McGill Charged With Weed Possession
According to sources, the defensive tackle was claimed by the Browns just a few hours after his arrest.
The Browns reportedly did not know about the arrest before signing him off of waivers from the Indianapolis Colts on Sunday. He spent most of the preseason with the Colts before being released as a part of 53-man final cuts.
According to the police report, alcohol enforcement agents saw McGill outside his Charlotte hotel on Saturday night with weed.
Apparently, he initially denied having any cannabis on him. But he eventually admitted that he had weed. He was not arrested, but was subjected to an undisclosed fine and charged with a misdemeanor.

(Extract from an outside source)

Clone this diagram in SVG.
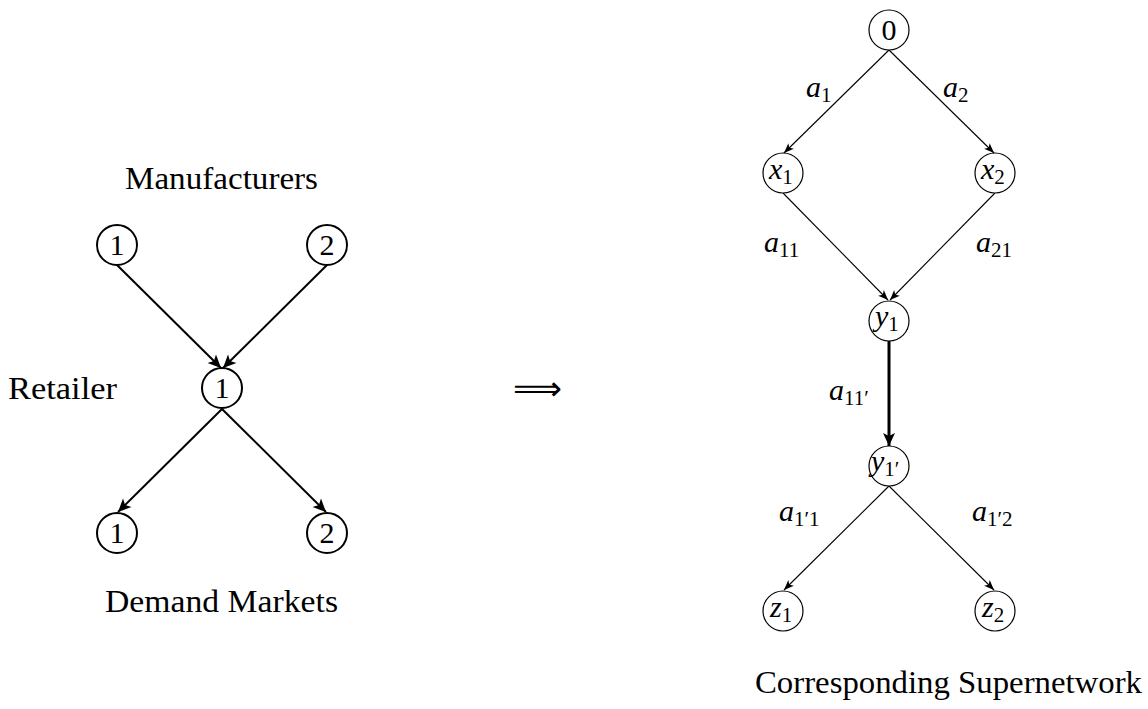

It’s not clear how or if the Browns will punish McGill. If they deem the incident as too much of a distraction, they could choose to cut the former North Carolina State standout. McGill could also be punished by the NFL.
A Browns spokesperson said: “We are aware of the citation and have spoken to T.Y. directly. Those conversations will remain internal.”
McGill originally entered the league as an undrafted free agent with the Seattle Seahawks back in 2015. He spent the last two seasons with the Colts. He racked up 17 tackles and five sacks over the course of 25 games with the team.
Final Hit: Cleveland Browns T.Y. McGill Charged With Weed Possession
Despite its potential as both a treatment for head trauma and alternative painkiller, the NFL continues to remain strict on the cannabis front.
This past offseason alone, four players were banned for their weed use. Randy Gregory, Darren Waller, Karlos Williams, and Justin Gilbert are all currently serving one-year suspensions for failed drug tests.
Former Patriots’ offensive Ryan O’Callagan recently opened up about the NFL’s strict no-cannabis rules. He claimed weed would be a “godsend” for NFL players.
In particular, he said weed could be a non-addictive alternative to opioid painkillers as well as an effective way to treat concussions.
Although the pill is still in its early trial phases, it remains an intriguing option to combat the league’s prevalent concussion issues.
However, it remains to be seen how any of this might impact McGill’s case. Since it’s still considered a Schedule I drug, the Browns could choose to cut ties with the defensive tackle.
That could happen, especially since McGill doesn’t figure to play a major role this season. McGill has a court appearance scheduled for Oct. 24.